Upstream DNS Outage
This report is a post-mortem of the outage that occurred on the 28th and 29th (UTC) of January, 2019. This incident impacted users pointing to Cloudflare or have an enabled Cloudflare extension, only in the SFO1 region.
At 19:00 UTC we received alerts from our monitoring systems of elevated error rates for connections to domains that use Cloudflare. The on-call response team was notified and began an investigation immediately.
We immediately tried to contact Cloudflare with the response that our upstream DNS provider was causing the issue.
At 20:09 UTC we disabled Cloudflare integrations temporarily to restore availability in the SFO1 region.
At 20:26 UTC we received confirmation from Cloudflare that DNS issues were the root cause and started offering users help to move away from Cloudflare.
At 22:20 UTC we active communications in contact with both Cloudflare and our upstream DNS provider, helping them to investigate connectivity and peering issues between the two services.
At 03:30 UTC we saw DNS resolution errors decline and service fully restored.
We are still in close contact with both providers to investigate what happened exactly and to stop this from happening again in the future.
Some facts of the situation, as we move forward:
- ZEIT uses one of the most reliable and trusted (100% uptime) DNS networks for our load balancing (`alias.zeit.co`).

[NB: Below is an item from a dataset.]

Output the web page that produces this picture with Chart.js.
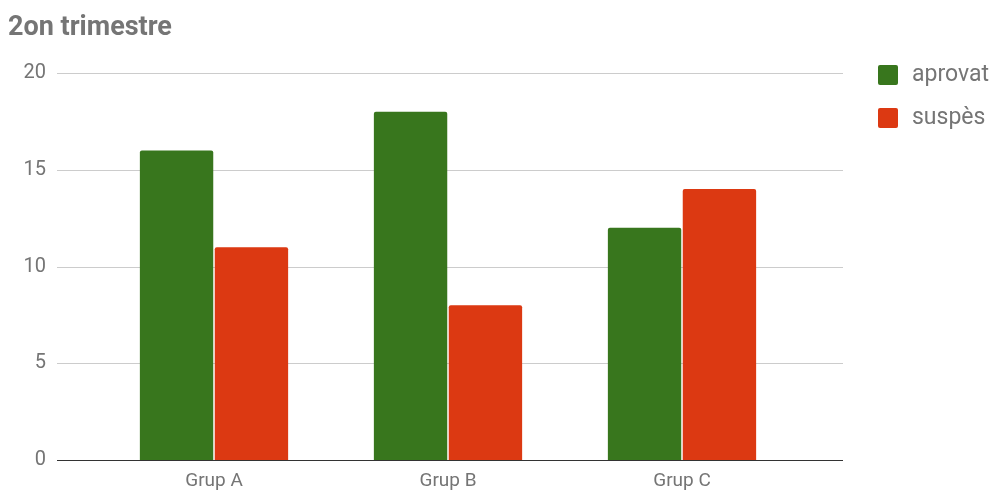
<!DOCTYPE html>
<html lang="ca">
<head>
    <meta charset="UTF-8">
    <title>2on trimestre</title>
    <style>
        body { margin: 0; padding: 0; background: #fff; }
        .chart-box { position: relative; width: 1000px; height: 491px; }
        #grupsChart { width: 1000px; height: 491px; }
    </style>
    <script src="https://cdn.jsdelivr.net/npm/chart.js@4/dist/chart.umd.min.js"></script>
</head>
<body>
    <div class="chart-box">
        <canvas id="grupsChart" width="1000" height="491"></canvas>
    </div>

    <script>
        // dades del trimestre
        const grups = ['Grup A', 'Grup B', 'Grup C'];
        const aprovat = [16, 18, 12];
        const suspes = [11, 8, 14];
        const yTicks = [0, 5, 10, 15, 20];

        const GRIS = '#757575';
        const FONT = 'Roboto, "Open Sans", Arial, sans-serif';

        // línies de la graella més llargues que l'àrea de les barres
        const graella = {
            id: 'graella',
            beforeDatasetsDraw(chart) {
                const ctx = chart.ctx;
                const y = chart.scales.y;
                ctx.save();
                ctx.lineWidth = 1;
                yTicks.forEach(v => {
                    if (v === 0) return;
                    const py = Math.round(y.getPixelForValue(v)) + 0.5;
                    ctx.strokeStyle = '#cccccc';
                    ctx.beginPath();
                    ctx.moveTo(57, py);
                    ctx.lineTo(843, py);
                    ctx.stroke();
                });
                ctx.restore();
            },
            afterDatasetsDraw(chart) {
                // la línia base per sobre de les barres
                const ctx = chart.ctx;
                const py = Math.round(chart.scales.y.getPixelForValue(0)) + 0.5;
                ctx.save();
                ctx.strokeStyle = '#333333';
                ctx.lineWidth = 1;
                ctx.beginPath();
                ctx.moveTo(57, py);
                ctx.lineTo(843, py);
                ctx.stroke();
                ctx.restore();
            }
        };

        // llegenda a la dreta
        const llegenda = {
            id: 'llegenda',
            afterDraw(chart) {
                const ctx = chart.ctx;
                ctx.save();
                chart.data.datasets.forEach((ds, i) => {
                    const x = 878, y = 65 + i * 43;
                    ctx.fillStyle = ds.backgroundColor;
                    ctx.beginPath();
                    ctx.roundRect(x, y, 20, 20, 2);
                    ctx.fill();
                    ctx.fillStyle = GRIS;
                    ctx.font = '23px ' + FONT;
                    ctx.textBaseline = 'middle';
                    ctx.textAlign = 'left';
                    ctx.fillText(ds.label, x + 34, y + 10);
                });
                ctx.restore();
            }
        };

        new Chart(document.getElementById('grupsChart'), {
            type: 'bar',
            data: {
                labels: grups,
                datasets: [
                    {
                        label: 'aprovat',
                        data: aprovat,
                        backgroundColor: '#38761d',
                        borderRadius: 2,
                        borderSkipped: 'bottom'
                    },
                    {
                        label: 'suspès',
                        data: suspes,
                        backgroundColor: '#dc3912',
                        borderRadius: 2,
                        borderSkipped: 'bottom'
                    }
                ]
            },
            options: {
                responsive: false,
                maintainAspectRatio: false,
                animation: false,
                layout: { padding: { left: 8, right: 201, top: 0, bottom: 0 } },
                datasets: {
                    bar: { barPercentage: 0.98, categoryPercentage: 0.64 }
                },
                plugins: {
                    legend: { display: false },
                    tooltip: { enabled: false },
                    title: {
                        display: true,
                        text: '2on trimestre',
                        align: 'start',
                        color: GRIS,
                        font: { family: FONT, size: 27, weight: 'bold', lineHeight: 1.2 },
                        padding: { top: 12, bottom: 28.6 }
                    }
                },
                scales: {
                    x: {
                        offset: true,
                        grid: { display: false, drawTicks: false },
                        border: { display: false },
                        ticks: { color: GRIS, font: { family: FONT, size: 19 }, padding: 10 },
                        afterFit(scale) { scale.height = 31; }
                    },
                    y: {
                        min: 0,
                        max: 20,
                        grid: { display: false, drawTicks: false },
                        border: { display: false },
                        afterBuildTicks(scale) { scale.ticks = yTicks.map(v => ({ value: v })); },
                        ticks: { color: GRIS, font: { family: FONT, size: 20 }, padding: 51 },
                        afterFit(scale) {
                            // l'espai de les etiquetes no ha d'encongir l'àrea del gràfic
                            scale.width = 89;
                            scale.paddingTop = 0;
                            scale.paddingBottom = 0;
                        }
                    }
                }
            },
            plugins: [graella, llegenda]
        });
    </script>
</body>
</html>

- Many of our customers use Cloudflare and manually configure it to route to ZEIT directly, by configuring the origin as `alias.zeit.co`.
- Many of our customers have enabled the Cloudflare integration via our Domains settings, which makes the above step automatic.

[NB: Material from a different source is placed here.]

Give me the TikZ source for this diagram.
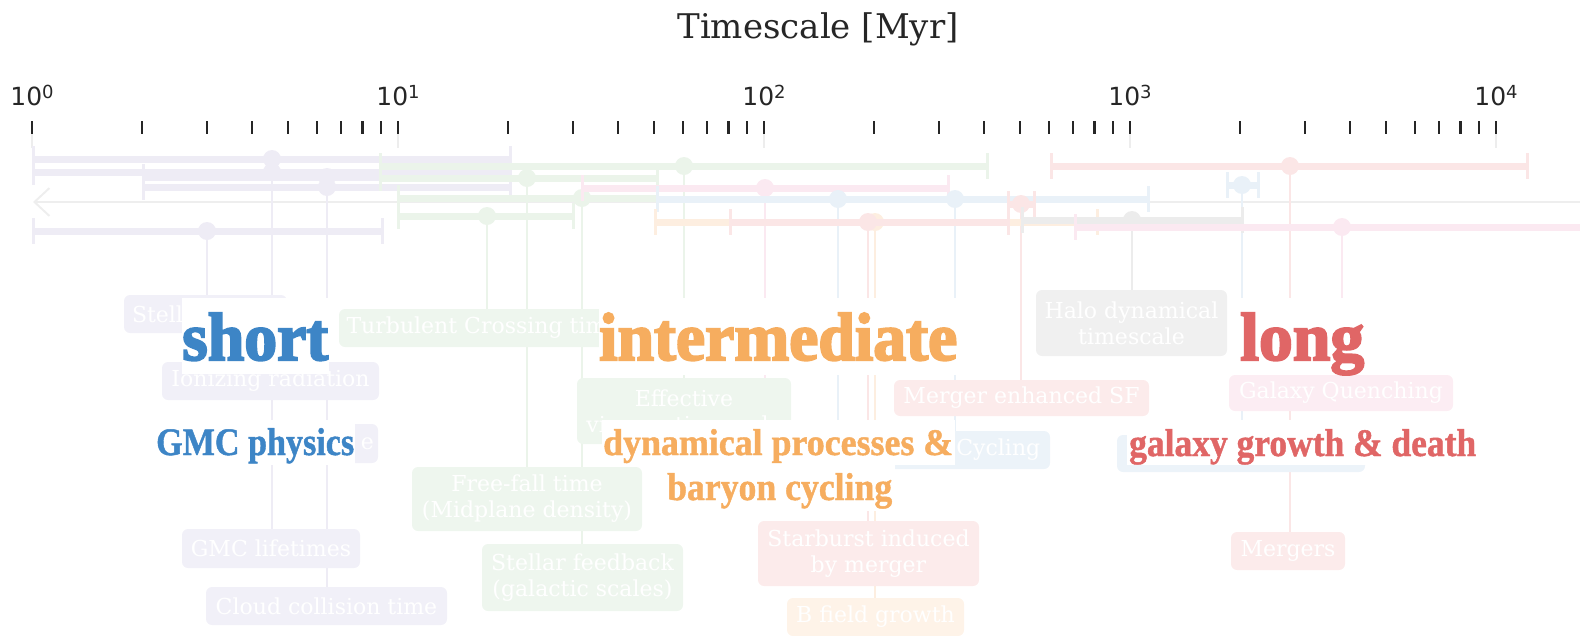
\documentclass[tikz,border=0pt]{standalone}
\usepackage{fontspec}
\usepackage{graphicx}
\usetikzlibrary{arrows.meta}
\setmainfont{DejaVu Serif}
\newfontfamily\ticksans{DejaVu Sans}
\newfontfamily\heavyfont{Liberation Serif}[BoldFeatures={FakeBold=3}]
\newfontfamily\medfont{Liberation Serif}[BoldFeatures={FakeBold=1.2}]

% ink and label colours
\definecolor{ink}{HTML}{262626}
\definecolor{stubc}{HTML}{EDEDED}
\definecolor{shortc}{HTML}{3D85C6}
\definecolor{interc}{HTML}{F6AD5F}
\definecolor{longc}{HTML}{E06666}
% pale series colours: L = bars and leaders, B = box fills
\definecolor{purpL}{HTML}{EEECF5}\definecolor{purpB}{HTML}{F1F0F8}
\definecolor{grnL}{HTML}{EBF4EA}\definecolor{grnB}{HTML}{EEF6EE}
\definecolor{pinkL}{HTML}{FBE9F1}\definecolor{pinkB}{HTML}{FCEDF3}
\definecolor{redL}{HTML}{FBE6E6}\definecolor{redB}{HTML}{FCEBEB}
\definecolor{orL}{HTML}{FDEEE0}\definecolor{orB}{HTML}{FEF3E8}
\definecolor{bluL}{HTML}{E9F1F8}\definecolor{bluB}{HTML}{ECF3F9}
\definecolor{gryL}{HTML}{ECECEC}\definecolor{gryB}{HTML}{F0F0F0}
\definecolor{arrc}{HTML}{EEEEEE}

\newcommand{\boxfont}{\fontsize{22}{26}\selectfont}
% big category word and its caption, stretched to a given width and height
\newcommand{\bigword}[3]{\resizebox{#1pt}{#2pt}{\heavyfont\fontsize{40}{48}\selectfont\bfseries #3}}
\newcommand{\subword}[3]{\resizebox{#1pt}{#2pt}{\medfont\fontsize{40}{48}\selectfont\bfseries #3}}

\pgfdeclarelayer{lines}
\pgfsetlayers{lines,main}

% error bar: colour, y, x1, x2, xdot, name of the dot
\newcommand{\ebar}[6]{%
  \draw[barline, draw=#1] (#3,#2) -- (#4,#2);
  \draw[capline, draw=#1] (#3,{#2-13}) -- (#3,{#2+13});
  \draw[capline, draw=#1] (#4,{#2-13}) -- (#4,{#2+13});
  \fill[#1] (#5,#2) circle[radius=9pt];
  \coordinate (#6) at (#5,#2);}

\begin{document}
\begin{tikzpicture}[x=1pt,y=-1pt,
  tick/.style={line width=2.2pt, draw=ink},
  majtick/.style={line width=2.6pt, draw=ink},
  stub/.style={line width=2pt, draw=stubc},
  barline/.style={line width=7pt},
  capline/.style={line width=3pt},
  leader/.style={line width=2.5pt},
  tbox/.style={rounded corners=6pt, inner sep=0pt, text=white, font=\boxfont, align=center},
  word/.style={anchor=base west, inner sep=0pt},
  labelbg/.style={fill=white}]

\useasboundingbox (0,0) rectangle (1580,635);

% axis title and logarithmic ticks
\node[anchor=base, inner sep=0pt, text=ink, font=\fontsize{34}{40}\selectfont] (title) at (818,38) {Timescale [Myr]};
\foreach \k in {0,1,2,3}{
  \foreach \m in {2,...,9}{
    \pgfmathsetmacro{\xx}{32+366*(\k+log10(\m))}
    \draw[tick] (\xx,121) -- (\xx,134);
  }}
\foreach \k in {0,1,2,3,4}{
  \pgfmathsetmacro{\xx}{32+366*\k}
  \draw[majtick] (\xx,121) -- (\xx,134);
  \draw[stub] (\xx,134) -- (\xx,148);
  \node[anchor=base, inner sep=0pt, text=ink] (t\k) at (\xx,105)
    {\ticksans\fontsize{25}{25}\selectfont 10\raisebox{7pt}{\fontsize{18}{18}\selectfont \k}};
}

% long arrow line through the bars
\coordinate (arrL) at (33,202);
\coordinate (arrR) at (1580,202);
\begin{pgfonlayer}{lines}
\draw[line width=2pt, draw=arrc, {Straight Barb[length=15pt,width=28pt]}-] (arrL) -- (arrR);
\end{pgfonlayer}

% error bars
\ebar{purpL}{159}{33}{510}{272}{pA}
\ebar{purpL}{172}{33}{510}{272}{pB}
\ebar{purpL}{177}{143}{510}{327}{pC}
\ebar{purpL}{187}{143}{510}{327}{pD}
\ebar{purpL}{231}{33}{382}{207}{pE}
\ebar{grnL}{166}{380}{987}{684}{gA}
\ebar{grnL}{178}{380}{657}{527}{gB}
\ebar{grnL}{198}{398}{657}{582}{gC}
\ebar{grnL}{216}{398}{573}{487}{gD}
\ebar{pinkL}{188}{582}{948}{765}{kA}
\ebar{bluL}{199}{657}{1148}{838}{bA}
\fill[bluL] (955,199) circle[radius=9pt];
\coordinate (bB) at (955,199);
\ebar{orL}{222}{655}{1097}{875}{oA}
\ebar{redL}{222}{730}{1008}{868}{rA}
\ebar{redL}{204}{1008}{1034}{1021}{rB}
\ebar{gryL}{220}{1022}{1242}{1132}{hA}
\ebar{pinkL}{227}{1075}{1600}{1342}{kB}
\ebar{redL}{166}{1051}{1527}{1290}{rC}
\ebar{bluL}{185}{1227}{1258}{1242}{bC}

% labelled boxes
\node[tbox, fill=purpB, minimum width=163pt, minimum height=38pt, text width=147pt, align=left] (stell) at (205.5,314) {Stell};
\node[tbox, fill=purpB, minimum width=217pt, minimum height=38pt] (ion) at (270.5,381) {Ionizing radiation};
\node[tbox, fill=purpB, minimum width=212pt, minimum height=39pt, text width=204pt, align=right] (pe) at (272,443.5) {e};
\node[tbox, fill=purpB, minimum width=178pt, minimum height=39pt] (gmclife) at (271,548.5) {GMC lifetimes};
\node[tbox, fill=purpB, minimum width=241pt, minimum height=38pt] (cloud) at (326.5,606) {Cloud collision time};
\node[tbox, fill=grnB, minimum width=288pt, minimum height=38pt] (turb) at (483,328) {Turbulent Crossing time};
\node[tbox, fill=grnB, minimum width=214pt, minimum height=66pt] (eff) at (684,411) {Effective\\viscous timescale};
\node[tbox, fill=grnB, minimum width=230pt, minimum height=64pt] (ff) at (527,499) {Free-fall time\\(Midplane density)};
\node[tbox, fill=grnB, minimum width=201pt, minimum height=67pt] (sfb) at (582.5,577.5) {Stellar feedback\\(galactic scales)};
\node[tbox, fill=redB, minimum width=221pt, minimum height=65pt] (sb) at (868.5,553.5) {Starburst induced\\by merger};
\node[tbox, fill=orB, minimum width=177pt, minimum height=38pt] (bfield) at (875.5,617) {B field growth};
\node[tbox, fill=redB, minimum width=255pt, minimum height=36pt] (mesf) at (1021.5,398) {Merger enhanced SF};
\node[tbox, fill=bluB, minimum width=190pt, minimum height=38pt] (cyc) at (955,450) {Baryon Cycling};
\node[tbox, fill=gryB, minimum width=191pt, minimum height=66pt] (halo) at (1131.5,323) {Halo dynamical\\timescale};
\node[tbox, fill=pinkB, minimum width=224pt, minimum height=36pt] (quench) at (1341,393) {Galaxy Quenching};
\node[tbox, fill=bluB, minimum width=248pt, minimum height=37pt] (blue2) at (1241,453.5) {};
\node[tbox, fill=redB, minimum width=114pt, minimum height=38pt] (mergers) at (1288,551) {Mergers};

% leaders from each dot down to its box
\coordinate (bAend) at (838,475);
\coordinate (kAend) at (765,470);
\begin{pgfonlayer}{lines}
\draw[leader, draw=purpL] (pE) -- (pE |- stell.north);
\draw[leader, draw=purpL] (pA) -- (pA |- pe.north);
\draw[leader, draw=purpL] (pB) -- (pB |- gmclife.north);
\draw[leader, draw=purpL] (pC) -- (pC |- ion.north);
\draw[leader, draw=purpL] (pD) -- (pD |- cloud.north);
\draw[leader, draw=grnL] (gA) -- (gA |- eff.north);
\draw[leader, draw=grnL] (gB) -- (gB |- ff.north);
\draw[leader, draw=grnL] (gC) -- (gC |- sfb.north);
\draw[leader, draw=grnL] (gD) -- (gD |- turb.north);
\draw[leader, draw=pinkL] (kA) -- (kAend);
\draw[leader, draw=bluL] (bA) -- (bAend);
\draw[leader, draw=bluL] (bB) -- (bB |- cyc.north);
\draw[leader, draw=orL] (oA) -- (oA |- bfield.north);
\draw[leader, draw=redL] (rA) -- (rA |- sb.north);
\draw[leader, draw=redL] (rB) -- (rB |- mesf.north);
\draw[leader, draw=gryL] (hA) -- (hA |- halo.north);
\draw[leader, draw=pinkL] (kB) -- (kB |- quench.north);
\draw[leader, draw=redL] (rC) -- (rC |- mergers.north);
\draw[leader, draw=bluL] (bC) -- (bC |- blue2.north);
\end{pgfonlayer}

% category labels on white grounds
\fill[labelbg] (182,298) rectangle (329,374);
\node[word, text=shortc] (wshort) at (182,360) {\bigword{146}{47}{short}};
\fill[labelbg] (155,420) rectangle (355,465);
\node[word, text=shortc] (wgmc) at (156,455) {\subword{198}{27}{GMC physics}};
\fill[labelbg] (599,298) rectangle (957,375);
\node[word, text=interc] (winter) at (599,360) {\bigword{358}{47}{intermediate}};
\fill[labelbg] (602,420) rectangle (955,465);
\node[word, text=interc] (wdyn) at (603,455) {\subword{350}{26}{dynamical processes \&}};
\fill[labelbg] (665,465) rectangle (895,511);
\node[word, text=interc] (wbar) at (667,500) {\subword{225}{27}{baryon cycling}};
\fill[labelbg] (1240,298) rectangle (1364,375);
\node[word, text=longc] (wlong) at (1240,360) {\bigword{124}{47}{long}};
\fill[labelbg] (1127,420) rectangle (1478,465);
\node[word, text=longc] (wgal) at (1129,456) {\subword{347}{27}{galaxy growth \& death}};

\end{tikzpicture}
\end{document}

Customers using Cloudflare might have seen intermittent traffic routing errors in the SFO region (impacting primarily traffic from California).
The root cause was a IPv6 connectivity error between Cloudflare and the `alias.zeit.co` DNS. The issue was limited to the IPv6 IP of the nameservers, and only in one specific geographical region.

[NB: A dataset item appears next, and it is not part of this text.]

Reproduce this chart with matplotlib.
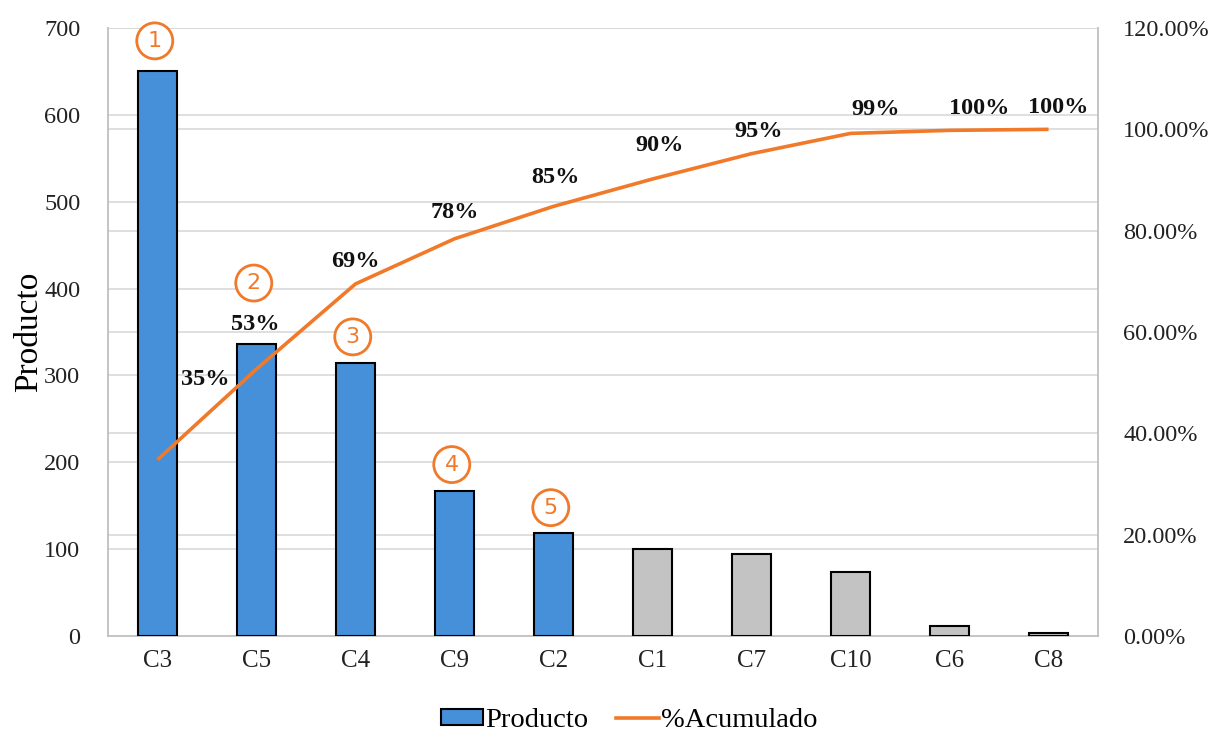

Due to the nature of the bug and the number of actors involved, debugging and resolving the routing problem was not straightforward. For those customers whose domain we control because they point their nameservers to us, we rolled out a mitigation immediately. It's worth noting the mitigation is still active as we continue to prioritize uptime and availability.
For a very small percentage of customers who use Cloudflare directly and not through the integration provided by us, the exposure to downtime in the region was more prolonged.
As always, we encourage our customers to leverage our nameservers directly, which allows our tools and team to roll out updates at scale efficiently to prioritize uninterrupted world-wide access to your deployments.